## Provided data:
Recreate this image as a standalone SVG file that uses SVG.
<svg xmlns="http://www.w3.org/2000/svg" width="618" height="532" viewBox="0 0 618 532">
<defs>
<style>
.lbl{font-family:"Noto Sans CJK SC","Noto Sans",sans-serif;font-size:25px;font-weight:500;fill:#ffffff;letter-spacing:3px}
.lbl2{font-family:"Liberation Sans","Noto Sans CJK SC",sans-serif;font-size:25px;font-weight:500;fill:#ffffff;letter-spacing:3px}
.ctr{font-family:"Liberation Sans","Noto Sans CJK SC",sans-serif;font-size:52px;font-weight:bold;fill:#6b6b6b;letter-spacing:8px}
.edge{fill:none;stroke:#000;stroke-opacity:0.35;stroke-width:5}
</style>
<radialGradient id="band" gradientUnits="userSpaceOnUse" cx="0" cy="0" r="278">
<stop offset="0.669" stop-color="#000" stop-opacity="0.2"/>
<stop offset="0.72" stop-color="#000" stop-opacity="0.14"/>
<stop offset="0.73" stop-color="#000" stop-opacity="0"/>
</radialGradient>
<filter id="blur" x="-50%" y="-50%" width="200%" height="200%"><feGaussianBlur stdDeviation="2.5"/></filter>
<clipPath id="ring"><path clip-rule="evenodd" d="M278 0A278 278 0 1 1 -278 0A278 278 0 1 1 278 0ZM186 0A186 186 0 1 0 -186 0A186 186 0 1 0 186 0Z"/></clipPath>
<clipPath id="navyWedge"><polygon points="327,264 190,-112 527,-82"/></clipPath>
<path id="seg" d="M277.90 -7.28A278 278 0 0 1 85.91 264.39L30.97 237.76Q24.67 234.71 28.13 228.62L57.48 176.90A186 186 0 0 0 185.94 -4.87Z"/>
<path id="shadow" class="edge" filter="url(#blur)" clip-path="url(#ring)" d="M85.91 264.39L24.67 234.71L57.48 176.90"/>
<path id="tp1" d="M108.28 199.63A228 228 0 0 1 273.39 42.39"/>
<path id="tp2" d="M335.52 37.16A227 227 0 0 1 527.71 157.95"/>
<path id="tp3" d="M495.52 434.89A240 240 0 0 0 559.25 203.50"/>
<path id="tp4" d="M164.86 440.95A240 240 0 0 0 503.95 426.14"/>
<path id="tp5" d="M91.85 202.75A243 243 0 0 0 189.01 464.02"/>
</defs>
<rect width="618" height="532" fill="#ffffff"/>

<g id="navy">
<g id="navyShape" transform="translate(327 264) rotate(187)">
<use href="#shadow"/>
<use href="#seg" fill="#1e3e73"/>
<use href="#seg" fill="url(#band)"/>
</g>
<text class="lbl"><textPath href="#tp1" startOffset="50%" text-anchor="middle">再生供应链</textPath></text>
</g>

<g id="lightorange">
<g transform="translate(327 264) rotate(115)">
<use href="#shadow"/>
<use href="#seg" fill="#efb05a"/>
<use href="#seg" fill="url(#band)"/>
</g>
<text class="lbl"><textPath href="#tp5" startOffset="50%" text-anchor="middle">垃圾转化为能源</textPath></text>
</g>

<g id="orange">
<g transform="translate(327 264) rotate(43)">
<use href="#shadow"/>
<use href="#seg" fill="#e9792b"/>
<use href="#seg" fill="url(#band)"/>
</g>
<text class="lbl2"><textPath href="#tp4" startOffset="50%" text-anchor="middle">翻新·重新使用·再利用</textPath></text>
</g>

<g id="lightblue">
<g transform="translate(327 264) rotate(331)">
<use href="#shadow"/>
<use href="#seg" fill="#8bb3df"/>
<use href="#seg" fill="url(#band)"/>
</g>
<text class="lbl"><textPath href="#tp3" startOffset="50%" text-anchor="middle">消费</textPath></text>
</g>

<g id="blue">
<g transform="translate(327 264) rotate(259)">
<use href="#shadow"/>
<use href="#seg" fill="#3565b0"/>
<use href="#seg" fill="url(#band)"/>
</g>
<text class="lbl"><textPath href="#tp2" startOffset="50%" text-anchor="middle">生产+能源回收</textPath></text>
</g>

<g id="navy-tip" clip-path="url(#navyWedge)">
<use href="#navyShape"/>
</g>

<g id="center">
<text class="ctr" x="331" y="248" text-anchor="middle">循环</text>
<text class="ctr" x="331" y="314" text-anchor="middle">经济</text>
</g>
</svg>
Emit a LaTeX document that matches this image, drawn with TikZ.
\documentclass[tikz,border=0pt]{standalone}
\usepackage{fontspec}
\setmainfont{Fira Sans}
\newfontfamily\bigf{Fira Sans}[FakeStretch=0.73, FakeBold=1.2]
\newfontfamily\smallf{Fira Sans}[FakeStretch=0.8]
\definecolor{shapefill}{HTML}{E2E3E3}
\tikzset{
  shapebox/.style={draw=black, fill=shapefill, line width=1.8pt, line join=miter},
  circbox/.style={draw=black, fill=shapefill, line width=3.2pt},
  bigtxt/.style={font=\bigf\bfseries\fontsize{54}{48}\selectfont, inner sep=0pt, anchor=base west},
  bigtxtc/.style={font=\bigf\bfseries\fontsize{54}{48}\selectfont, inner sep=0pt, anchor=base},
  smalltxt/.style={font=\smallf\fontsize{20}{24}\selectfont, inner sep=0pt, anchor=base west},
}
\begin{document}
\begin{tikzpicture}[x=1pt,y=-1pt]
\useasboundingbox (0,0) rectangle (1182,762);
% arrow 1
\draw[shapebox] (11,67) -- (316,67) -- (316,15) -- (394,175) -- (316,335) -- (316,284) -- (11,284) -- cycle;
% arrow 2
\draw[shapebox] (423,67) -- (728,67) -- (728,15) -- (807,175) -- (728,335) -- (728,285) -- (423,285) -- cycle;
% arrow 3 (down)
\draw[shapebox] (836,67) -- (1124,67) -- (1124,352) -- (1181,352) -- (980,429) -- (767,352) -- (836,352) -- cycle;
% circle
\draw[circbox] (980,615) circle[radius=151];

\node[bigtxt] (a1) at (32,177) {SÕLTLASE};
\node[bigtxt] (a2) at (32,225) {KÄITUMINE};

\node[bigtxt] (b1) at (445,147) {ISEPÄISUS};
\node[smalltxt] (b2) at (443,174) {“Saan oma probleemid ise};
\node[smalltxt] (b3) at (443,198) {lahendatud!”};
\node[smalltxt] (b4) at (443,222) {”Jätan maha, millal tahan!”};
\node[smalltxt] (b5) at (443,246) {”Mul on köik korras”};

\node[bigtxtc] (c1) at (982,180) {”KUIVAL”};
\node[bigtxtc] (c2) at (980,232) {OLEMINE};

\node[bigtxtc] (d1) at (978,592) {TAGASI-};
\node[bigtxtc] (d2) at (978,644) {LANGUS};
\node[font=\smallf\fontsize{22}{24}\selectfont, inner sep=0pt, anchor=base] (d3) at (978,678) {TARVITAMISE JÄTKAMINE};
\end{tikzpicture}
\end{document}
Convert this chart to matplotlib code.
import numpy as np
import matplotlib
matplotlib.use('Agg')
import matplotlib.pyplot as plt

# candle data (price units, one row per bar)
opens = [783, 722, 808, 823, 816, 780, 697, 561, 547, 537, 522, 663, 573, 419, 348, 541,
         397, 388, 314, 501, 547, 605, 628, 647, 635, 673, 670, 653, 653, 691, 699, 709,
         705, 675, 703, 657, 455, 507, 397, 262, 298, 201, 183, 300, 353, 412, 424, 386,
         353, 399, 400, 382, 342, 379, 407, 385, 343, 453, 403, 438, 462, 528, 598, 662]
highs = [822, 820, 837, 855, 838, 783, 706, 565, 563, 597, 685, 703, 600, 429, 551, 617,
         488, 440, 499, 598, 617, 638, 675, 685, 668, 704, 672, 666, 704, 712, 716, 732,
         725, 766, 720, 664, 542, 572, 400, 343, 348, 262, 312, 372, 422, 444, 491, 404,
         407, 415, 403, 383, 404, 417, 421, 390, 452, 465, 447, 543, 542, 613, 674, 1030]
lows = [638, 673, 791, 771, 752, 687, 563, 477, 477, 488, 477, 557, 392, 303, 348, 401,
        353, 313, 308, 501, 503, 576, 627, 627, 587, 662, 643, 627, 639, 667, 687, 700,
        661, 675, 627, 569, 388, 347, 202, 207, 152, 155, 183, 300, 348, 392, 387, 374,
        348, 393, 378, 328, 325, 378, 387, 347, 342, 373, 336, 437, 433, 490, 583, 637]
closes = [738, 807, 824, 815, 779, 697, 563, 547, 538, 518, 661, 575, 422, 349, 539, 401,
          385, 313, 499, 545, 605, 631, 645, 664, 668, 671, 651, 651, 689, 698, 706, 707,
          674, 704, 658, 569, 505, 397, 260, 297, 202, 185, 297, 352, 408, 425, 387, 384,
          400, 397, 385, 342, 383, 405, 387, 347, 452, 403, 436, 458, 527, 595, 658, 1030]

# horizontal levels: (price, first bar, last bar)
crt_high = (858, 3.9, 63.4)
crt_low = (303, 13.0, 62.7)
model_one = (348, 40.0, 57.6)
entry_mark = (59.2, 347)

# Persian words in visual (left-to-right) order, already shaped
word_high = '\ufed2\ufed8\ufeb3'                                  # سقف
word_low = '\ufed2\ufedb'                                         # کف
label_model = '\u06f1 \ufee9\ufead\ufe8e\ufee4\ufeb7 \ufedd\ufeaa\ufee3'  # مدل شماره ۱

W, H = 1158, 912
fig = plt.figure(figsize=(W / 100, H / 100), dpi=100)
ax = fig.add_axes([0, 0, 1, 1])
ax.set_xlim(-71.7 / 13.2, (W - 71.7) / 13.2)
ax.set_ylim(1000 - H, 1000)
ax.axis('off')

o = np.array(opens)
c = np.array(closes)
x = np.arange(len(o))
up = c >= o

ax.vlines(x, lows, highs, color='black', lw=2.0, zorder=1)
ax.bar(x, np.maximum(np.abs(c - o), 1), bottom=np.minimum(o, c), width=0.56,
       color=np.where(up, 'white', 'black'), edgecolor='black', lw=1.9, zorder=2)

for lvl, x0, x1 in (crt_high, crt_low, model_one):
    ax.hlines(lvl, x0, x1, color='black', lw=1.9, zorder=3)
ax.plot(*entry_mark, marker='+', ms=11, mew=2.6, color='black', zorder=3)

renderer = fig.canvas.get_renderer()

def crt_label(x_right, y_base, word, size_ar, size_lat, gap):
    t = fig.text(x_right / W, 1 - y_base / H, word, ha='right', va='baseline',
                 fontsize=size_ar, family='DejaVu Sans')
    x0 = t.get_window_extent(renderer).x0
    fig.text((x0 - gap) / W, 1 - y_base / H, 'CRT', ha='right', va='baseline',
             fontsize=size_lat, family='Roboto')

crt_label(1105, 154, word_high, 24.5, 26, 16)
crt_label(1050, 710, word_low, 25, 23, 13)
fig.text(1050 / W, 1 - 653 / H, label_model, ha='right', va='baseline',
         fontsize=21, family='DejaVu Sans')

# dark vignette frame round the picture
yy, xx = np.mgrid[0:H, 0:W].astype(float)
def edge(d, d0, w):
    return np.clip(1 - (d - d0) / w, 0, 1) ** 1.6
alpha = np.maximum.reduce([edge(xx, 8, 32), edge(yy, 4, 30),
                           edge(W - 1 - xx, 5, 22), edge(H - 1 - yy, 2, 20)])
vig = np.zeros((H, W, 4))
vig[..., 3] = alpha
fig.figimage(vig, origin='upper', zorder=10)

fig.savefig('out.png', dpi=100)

## What you should do:
Look through the material above and print exactly the lines from the one containing "Emit a LaTeX" to the one containing "(b5) at (443,246)", both included, and nothing more.

## Full answer:
Emit a LaTeX document that matches this image, drawn with TikZ.
\documentclass[tikz,border=0pt]{standalone}
\usepackage{fontspec}
\setmainfont{Fira Sans}
\newfontfamily\bigf{Fira Sans}[FakeStretch=0.73, FakeBold=1.2]
\newfontfamily\smallf{Fira Sans}[FakeStretch=0.8]
\definecolor{shapefill}{HTML}{E2E3E3}
\tikzset{
  shapebox/.style={draw=black, fill=shapefill, line width=1.8pt, line join=miter},
  circbox/.style={draw=black, fill=shapefill, line width=3.2pt},
  bigtxt/.style={font=\bigf\bfseries\fontsize{54}{48}\selectfont, inner sep=0pt, anchor=base west},
  bigtxtc/.style={font=\bigf\bfseries\fontsize{54}{48}\selectfont, inner sep=0pt, anchor=base},
  smalltxt/.style={font=\smallf\fontsize{20}{24}\selectfont, inner sep=0pt, anchor=base west},
}
\begin{document}
\begin{tikzpicture}[x=1pt,y=-1pt]
\useasboundingbox (0,0) rectangle (1182,762);
% arrow 1
\draw[shapebox] (11,67) -- (316,67) -- (316,15) -- (394,175) -- (316,335) -- (316,284) -- (11,284) -- cycle;
% arrow 2
\draw[shapebox] (423,67) -- (728,67) -- (728,15) -- (807,175) -- (728,335) -- (728,285) -- (423,285) -- cycle;
% arrow 3 (down)
\draw[shapebox] (836,67) -- (1124,67) -- (1124,352) -- (1181,352) -- (980,429) -- (767,352) -- (836,352) -- cycle;
% circle
\draw[circbox] (980,615) circle[radius=151];

\node[bigtxt] (a1) at (32,177) {SÕLTLASE};
\node[bigtxt] (a2) at (32,225) {KÄITUMINE};

\node[bigtxt] (b1) at (445,147) {ISEPÄISUS};
\node[smalltxt] (b2) at (443,174) {“Saan oma probleemid ise};
\node[smalltxt] (b3) at (443,198) {lahendatud!”};
\node[smalltxt] (b4) at (443,222) {”Jätan maha, millal tahan!”};
\node[smalltxt] (b5) at (443,246) {”Mul on köik korras”};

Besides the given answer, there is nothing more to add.